§ STATED PROBLEM: Reproduce the full listing below unchanged, apart from the pictures.

++++ RECORDED INFORMATION

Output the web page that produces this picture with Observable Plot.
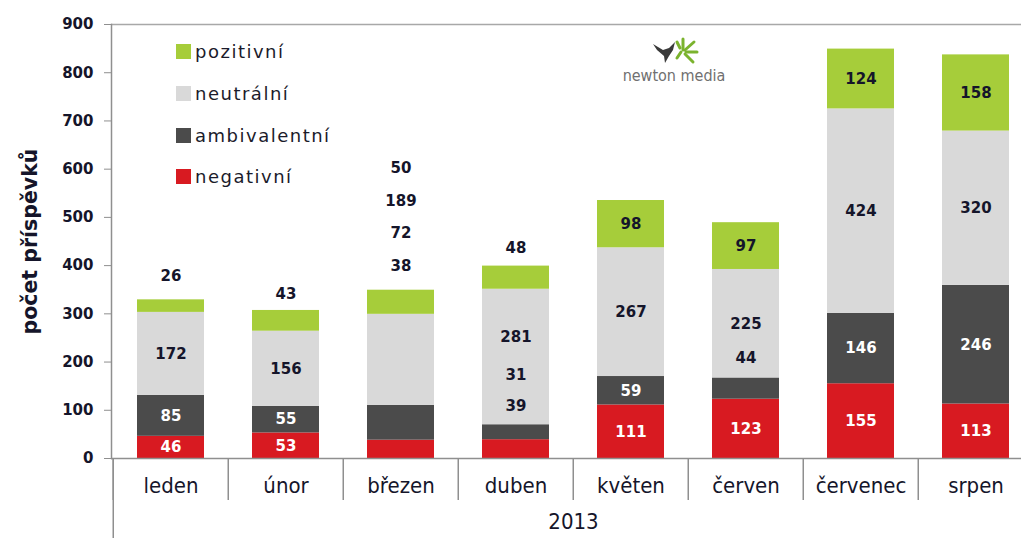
<!DOCTYPE html>
<html>
<head>
<meta charset="utf-8">
<script src="https://cdn.jsdelivr.net/npm/d3@7"></script>
<script src="https://cdn.jsdelivr.net/npm/@observablehq/plot@0.6"></script>
<style>
  body { margin: 0; background: #fff; }
  #wrap { position: relative; width: 1021px; height: 538px; overflow: hidden; font-family: "DejaVu Sans", sans-serif; }
  #legend { position: absolute; left: 176px; top: 31px; }
  .item { height: 41.7px; display: flex; align-items: center; font-size: 18px; letter-spacing: 1.5px; color: #1b1b2b; }
  .sw { width: 15px; height: 15px; margin-right: 4px; }
  #logo { position: absolute; left: 618px; top: 36px; width: 112px; text-align: center; }
  #logo .t { font-family: "Liberation Sans Narrow", "DejaVu Sans Condensed", sans-serif; font-size: 16px; color: #707070; margin-top: -4px; }
</style>
</head>
<body>
<div id="wrap">
  <div id="chart"></div>
  <div id="legend"></div>
  <div id="logo">
    <svg width="70" height="30" viewBox="0 0 70 30">
      <path d="M14 8 L24 14 L30 12 L36 6 L34 14 L30 20 L26 27 L25 20 L18 14 Z" fill="#3a3a3a"/>
      <g stroke="#7bb32e" stroke-width="3" stroke-linecap="round">
        <line x1="44" y1="14" x2="44" y2="3"/>
        <line x1="46" y1="14" x2="55" y2="6"/>
        <line x1="47" y1="16" x2="58" y2="16"/>
        <line x1="46" y1="18" x2="54" y2="26"/>
        <line x1="42" y1="16" x2="38" y2="22"/>
        <line x1="41" y1="12" x2="38" y2="6"/>
      </g>
    </svg>
    <div class="t">newton media</div>
  </div>
</div>
<script>
// ---- data ----
const months = ["leden", "únor", "březen", "duben", "květen", "červen", "červenec", "srpen"];
const series = ["negativní", "ambivalentní", "neutrální", "pozitivní"];
const negativni    = [46, 53, 38, 39, 111, 123, 155, 113];
const ambivalentni = [85, 55, 72, 31, 59, 44, 146, 246];
const neutralni    = [172, 156, 189, 281, 267, 225, 424, 320];
const pozitivni    = [26, 43, 50, 48, 98, 97, 124, 158];
const yTicks = [0, 100, 200, 300, 400, 500, 600, 700, 800, 900];
const yearLabel = "2013";
const yTitle = "počet příspěvků";

// ---- styling ----
const colors = ["#d81a21", "#4b4b4b", "#d9d9d9", "#a6cd3a"];
const darkText = "#15152a";
const axisGray = "#8f8f8f";
const narrowFont = '"Liberation Sans Narrow", "DejaVu Sans Condensed", sans-serif';

// manually moved labels in the original (pixel offsets from segment middle)
const nudges = [
  ["leden", "pozitivní", -30], ["únor", "pozitivní", -27],
  ["březen", "negativní", -183], ["březen", "ambivalentní", -190],
  ["březen", "neutrální", -159], ["březen", "pozitivní", -134],
  ["duben", "negativní", -43], ["duben", "ambivalentní", -57],
  ["duben", "neutrální", -20], ["duben", "pozitivní", -29],
  ["červen", "ambivalentní", -30]
];

// ---- stacking ----
const valuesBySeries = [negativni, ambivalentni, neutralni, pozitivni];
const rows = [];
months.forEach((m, i) => {
  let acc = 0;
  series.forEach((s, j) => {
    const v = valuesBySeries[j][i];
    rows.push({month: m, series: s, value: v, y1: acc, y2: acc + v, mid: acc + v / 2});
    acc += v;
  });
});
const key = (m, s) => m + "|" + s;
const nudgeMap = new Map(nudges.map(([m, s, d]) => [key(m, s), d]));
const plain = rows.filter(r => !nudgeMap.has(key(r.month, r.series)));

const xRange = [111, 1035];
const step = (xRange[1] - xRange[0]) / months.length;

const labelOpts = {fontSize: 15, fontWeight: "bold", ariaLabel: "value-label"};
const nudgedMarks = nudges.map(([m, s, d]) =>
  Plot.text(rows.filter(r => r.month === m && r.series === s),
    {x: "month", y: "mid", text: "value", dy: d, fill: darkText, ...labelOpts}));

const chart = Plot.plot({
  width: 1021,
  height: 538,
  marginTop: 24,
  marginBottom: 80,
  marginLeft: 111,
  marginRight: 0,
  style: {fontFamily: '"DejaVu Sans", sans-serif', background: "#fff"},
  x: {domain: months, range: xRange, paddingInner: 0.42, paddingOuter: 0.21},
  y: {domain: [0, 900]},
  color: {domain: series, range: colors},
  marks: [
    Plot.ruleY([900], {stroke: "#a8a8a8", strokeWidth: 1.5}),
    Plot.barY(rows, {x: "month", y1: "y1", y2: "y2", fill: "series"}),
    Plot.ruleY([0], {stroke: axisGray, strokeWidth: 1.5}),
    Plot.frame({anchor: "left", stroke: axisGray, strokeWidth: 1.5}),
    Plot.axisY({ticks: yTicks, tickSize: 7, tickPadding: 11, stroke: axisGray, fill: darkText,
      fontWeight: "bold", fontSize: 15, label: null}),
    Plot.axisX({tickSize: 0, tickPadding: 19, fontSize: 22, fontFamily: narrowFont, fill: darkText, label: null}),
    Plot.axisX({tickSize: 42, dx: -step / 2, tickFormat: () => "", stroke: axisGray, strokeWidth: 1.5, label: null}),
    Plot.axisX({ticks: [months[0]], tickSize: 80, dx: -step / 2, tickFormat: () => "", stroke: axisGray, strokeWidth: 1.5, label: null}),
    Plot.text([yearLabel], {frameAnchor: "bottom", dx: 7, dy: 70, fontSize: 22, fontFamily: narrowFont, fill: darkText}),
    Plot.text([yTitle], {frameAnchor: "left", textAnchor: "middle", rotate: -90, dx: -81, fontSize: 20.5, fontWeight: "bold", fill: darkText}),
    Plot.text(plain, {x: "month", y: "mid", text: "value",
      fill: d => (d.series === "negativní" || d.series === "ambivalentní") ? "#ffffff" : darkText, ...labelOpts}),
    ...nudgedMarks
  ]
});
document.getElementById("chart").appendChild(chart);
d3.select(chart).selectAll('g[aria-label="value-label"] text').style("letter-spacing", "1.5px");

// legend (top to bottom: reverse stacking order)
const legend = d3.select("#legend");
[...series].reverse().forEach(s => {
  const it = legend.append("div").attr("class", "item");
  it.append("div").attr("class", "sw").style("background", colors[series.indexOf(s)]);
  it.append("span").text(s);
});
</script>
</body>
</html>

++++++++

§ ANSWER TO THIS TASK:
Output the web page that produces this picture with Observable Plot.
<!DOCTYPE html>
<html>
<head>
<meta charset="utf-8">
<script src="https://cdn.jsdelivr.net/npm/d3@7"></script>
<script src="https://cdn.jsdelivr.net/npm/@observablehq/plot@0.6"></script>
<style>
  body { margin: 0; background: #fff; }
  #wrap { position: relative; width: 1021px; height: 538px; overflow: hidden; font-family: "DejaVu Sans", sans-serif; }
  #legend { position: absolute; left: 176px; top: 31px; }
  .item { height: 41.7px; display: flex; align-items: center; font-size: 18px; letter-spacing: 1.5px; color: #1b1b2b; }
  .sw { width: 15px; height: 15px; margin-right: 4px; }
  #logo { position: absolute; left: 618px; top: 36px; width: 112px; text-align: center; }
  #logo .t { font-family: "Liberation Sans Narrow", "DejaVu Sans Condensed", sans-serif; font-size: 16px; color: #707070; margin-top: -4px; }
</style>
</head>
<body>
<div id="wrap">
  <div id="chart"></div>
  <div id="legend"></div>
  <div id="logo">
    <svg width="70" height="30" viewBox="0 0 70 30">
      <path d="M14 8 L24 14 L30 12 L36 6 L34 14 L30 20 L26 27 L25 20 L18 14 Z" fill="#3a3a3a"/>
      <g stroke="#7bb32e" stroke-width="3" stroke-linecap="round">
        <line x1="44" y1="14" x2="44" y2="3"/>
        <line x1="46" y1="14" x2="55" y2="6"/>
        <line x1="47" y1="16" x2="58" y2="16"/>
        <line x1="46" y1="18" x2="54" y2="26"/>
        <line x1="42" y1="16" x2="38" y2="22"/>
        <line x1="41" y1="12" x2="38" y2="6"/>
      </g>
    </svg>
    <div class="t">newton media</div>
  </div>
</div>
<script>
// ---- data ----
const months = ["leden", "únor", "březen", "duben", "květen", "červen", "červenec", "srpen"];
const series = ["negativní", "ambivalentní", "neutrální", "pozitivní"];
const negativni    = [46, 53, 38, 39, 111, 123, 155, 113];
const ambivalentni = [85, 55, 72, 31, 59, 44, 146, 246];
const neutralni    = [172, 156, 189, 281, 267, 225, 424, 320];
const pozitivni    = [26, 43, 50, 48, 98, 97, 124, 158];
const yTicks = [0, 100, 200, 300, 400, 500, 600, 700, 800, 900];
const yearLabel = "2013";
const yTitle = "počet příspěvků";

// ---- styling ----
const colors = ["#d81a21", "#4b4b4b", "#d9d9d9", "#a6cd3a"];
const darkText = "#15152a";
const axisGray = "#8f8f8f";
const narrowFont = '"Liberation Sans Narrow", "DejaVu Sans Condensed", sans-serif';

// manually moved labels in the original (pixel offsets from segment middle)
const nudges = [
  ["leden", "pozitivní", -30], ["únor", "pozitivní", -27],
  ["březen", "negativní", -183], ["březen", "ambivalentní", -190],
  ["březen", "neutrální", -159], ["březen", "pozitivní", -134],
  ["duben", "negativní", -43], ["duben", "ambivalentní", -57],
  ["duben", "neutrální", -20], ["duben", "pozitivní", -29],
  ["červen", "ambivalentní", -30]
];

// ---- stacking ----
const valuesBySeries = [negativni, ambivalentni, neutralni, pozitivni];
const rows = [];
months.forEach((m, i) => {
  let acc = 0;
  series.forEach((s, j) => {
    const v = valuesBySeries[j][i];
    rows.push({month: m, series: s, value: v, y1: acc, y2: acc + v, mid: acc + v / 2});
    acc += v;
  });
});
const key = (m, s) => m + "|" + s;
const nudgeMap = new Map(nudges.map(([m, s, d]) => [key(m, s), d]));
const plain = rows.filter(r => !nudgeMap.has(key(r.month, r.series)));

const xRange = [111, 1035];
const step = (xRange[1] - xRange[0]) / months.length;

const labelOpts = {fontSize: 15, fontWeight: "bold", ariaLabel: "value-label"};
const nudgedMarks = nudges.map(([m, s, d]) =>
  Plot.text(rows.filter(r => r.month === m && r.series === s),
    {x: "month", y: "mid", text: "value", dy: d, fill: darkText, ...labelOpts}));

const chart = Plot.plot({
  width: 1021,
  height: 538,
  marginTop: 24,
  marginBottom: 80,
  marginLeft: 111,
  marginRight: 0,
  style: {fontFamily: '"DejaVu Sans", sans-serif', background: "#fff"},
  x: {domain: months, range: xRange, paddingInner: 0.42, paddingOuter: 0.21},
  y: {domain: [0, 900]},
  color: {domain: series, range: colors},
  marks: [
    Plot.ruleY([900], {stroke: "#a8a8a8", strokeWidth: 1.5}),
    Plot.barY(rows, {x: "month", y1: "y1", y2: "y2", fill: "series"}),
    Plot.ruleY([0], {stroke: axisGray, strokeWidth: 1.5}),
    Plot.frame({anchor: "left", stroke: axisGray, strokeWidth: 1.5}),
    Plot.axisY({ticks: yTicks, tickSize: 7, tickPadding: 11, stroke: axisGray, fill: darkText,
      fontWeight: "bold", fontSize: 15, label: null}),
    Plot.axisX({tickSize: 0, tickPadding: 19, fontSize: 22, fontFamily: narrowFont, fill: darkText, label: null}),
    Plot.axisX({tickSize: 42, dx: -step / 2, tickFormat: () => "", stroke: axisGray, strokeWidth: 1.5, label: null}),
    Plot.axisX({ticks: [months[0]], tickSize: 80, dx: -step / 2, tickFormat: () => "", stroke: axisGray, strokeWidth: 1.5, label: null}),
    Plot.text([yearLabel], {frameAnchor: "bottom", dx: 7, dy: 70, fontSize: 22, fontFamily: narrowFont, fill: darkText}),
    Plot.text([yTitle], {frameAnchor: "left", textAnchor: "middle", rotate: -90, dx: -81, fontSize: 20.5, fontWeight: "bold", fill: darkText}),
    Plot.text(plain, {x: "month", y: "mid", text: "value",
      fill: d => (d.series === "negativní" || d.series === "ambivalentní") ? "#ffffff" : darkText, ...labelOpts}),
    ...nudgedMarks
  ]
});
document.getElementById("chart").appendChild(chart);
d3.select(chart).selectAll('g[aria-label="value-label"] text').style("letter-spacing", "1.5px");

// legend (top to bottom: reverse stacking order)
const legend = d3.select("#legend");
[...series].reverse().forEach(s => {
  const it = legend.append("div").attr("class", "item");
  it.append("div").attr("class", "sw").style("background", colors[series.indexOf(s)]);
  it.append("span").text(s);
});
</script>
</body>
</html>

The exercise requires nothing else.